The ability to narratise - the susceptibility of a language to metaphor implies ambiguity.
That history may be a kind of fiction: the ship of thebes will tend to be treated as a continuous object when, if you look at it as a collection of infinitesimal states, there is not one in common.
So?
So natural languages have an advantage of code in that they can natively orient continuous objects in four dimensions (three spatial dimensions and time) rather than two which, to a computing machine that can cope with that extra dimension, makes for a massive gain in efficiency and computing power. This historical overlay means you can treat A(T1), A(T2), and A(T3) not as separate objects but the same thing, and you can infer the existence of an infinite amount of intermediate states (A(T1.0001), A(T1.0002) etc.) and even (probabilistically) deduce their values (if the value of consecutive fields A(T1) and A(T1) is On, then it stands to reason hypothetical intermediate field A(T1. 5) will be On, too). Not that in the basic data layer there is no A(T1.5), so arguing whether it is “true” or not is somewhat fraught.
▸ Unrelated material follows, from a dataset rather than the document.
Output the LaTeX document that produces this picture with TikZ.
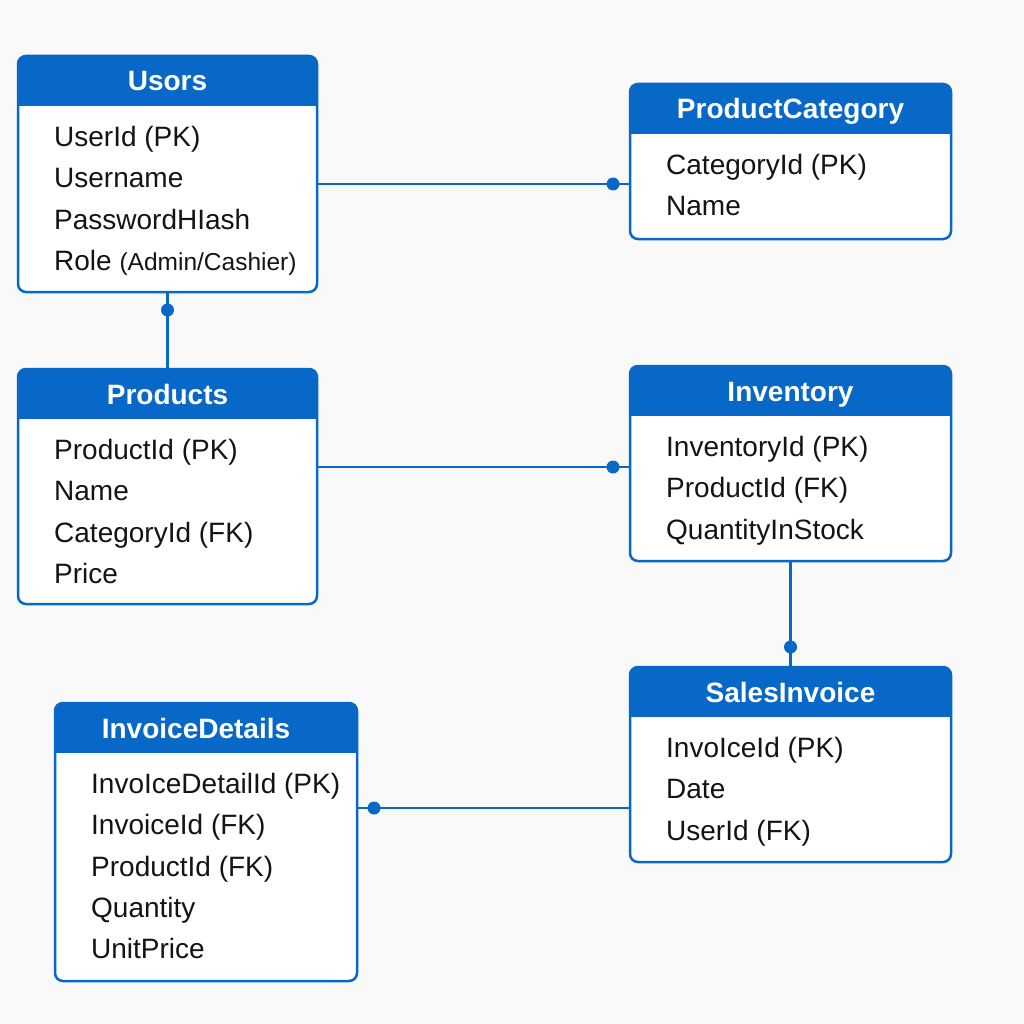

But this comes at a cost: firstly, ambiguity. Even before we start inferring hypothetical intermediate states, the very history we have given A to help us make sense of it renders it ambiguous and volatile. It can change. It can contradict itself. The causal continuity we have given it may misrepresent its essence.
Secondly, arbitrariness. The continuity we assign to related switches and collections of switches is our own invention. Any given switch may have many particular features (“A”ness, “B”ness, “C”ness and so on); which one (or more) we choose to associate with it when we see it as a continuous object is up to us: in our discourse a red car from Italy can be a car (that happens to be red and Italian, a red thing (that happens to be an Italian car), an Italian thing (that happens to be a red car) a red car (that happens to be from Italy) and so on. Any of these groupings is legitimate, but the act of preferring one over another is an act of creative “narratising”: it does not exist in the data - it is a function of the sentence we put it in. (Richard Rorty put it this way: truth is a property of sentences, not objects”.
This brings us back to an important point. Algorithms can be fiendishly complex but they must have one property: for any input, only one output. They cannot require the machine to see any nuance, or make any value judgment. There cannot be any ambiguity in the instructions. If an algorithm is presented with an input it does not expect (that the algorithm does not cater for) the program will stop. If the algorithm stipulates “you decide what to do next” the program will freeze.